$158.00 RRP
A fino en rama by Peter Sisseck. Peter is most notably known for his work at Dominio de Pingus, but he found himself in Marco de Jerez. One of Peter’s motivations in entering the wine world of el Marco lay in the fact that it has the world’s oldest continuous vineyard classifications. Even although the big company corruptors have done all they can to erase the signature of the land on its wines over the past 50 years, the pagos remain, known and named for many hundreds of years, if not respected much of late. And, Peter was totally fed up with the corruption and ignorance in his main place of work - Ribera del Duero.

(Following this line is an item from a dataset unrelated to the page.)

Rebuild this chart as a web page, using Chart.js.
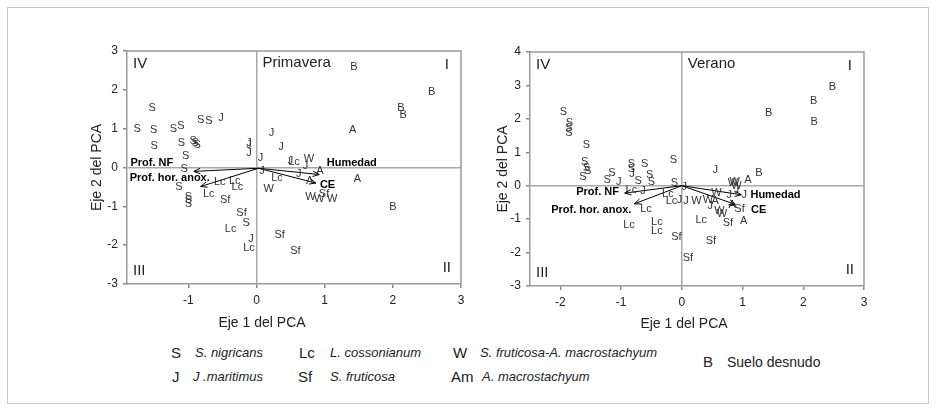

Peter’s extremely neat rendition of how Finos grow in relation to flor – the wine lives between the velo de flor (live yeast) atop it, and the cabezuelas (spent yeast lees) underneath. The live yeast atop the barrel eats glycerol, acetic acid and alcohol, reducing volume in the mouth, rendering the wine’s bony skeletal edge (and imparting its floral scent). The dead yeast lees which sediment the floor of the barrel give back coating mouthfeel and texture. The cabezuelas are particularly deep in the Bodega San Francisco solera, adding heaps of mouthfeel and texture. Peter feels that these days the cabezuelas are disrespected and little understood, but represent the real wealth of fine old solerajes.
Peter plans an annual saca (removal of wine from barrel – sacar is to take) every spring, only taking about 80 litres per bota.
Lemon rind, dandelion, thyme balm, melon tendril, persimmon, straw, parmesan rind on the nose. The mouth’s flavoured with deep chalk, iodine, scents of a rockpool, with a hit of spice to finish - white pepper and anise. It’s gently graduated, the spice rolls beautifully, a hit of feijoa bitters is relieved by talcy tannin and acid twines in gently towards the end. It’s a wine of slow, profound reveal and resolve; there’s great clarity of purpose and journey, without force and it’s deceptively easy for a wine of considerable power.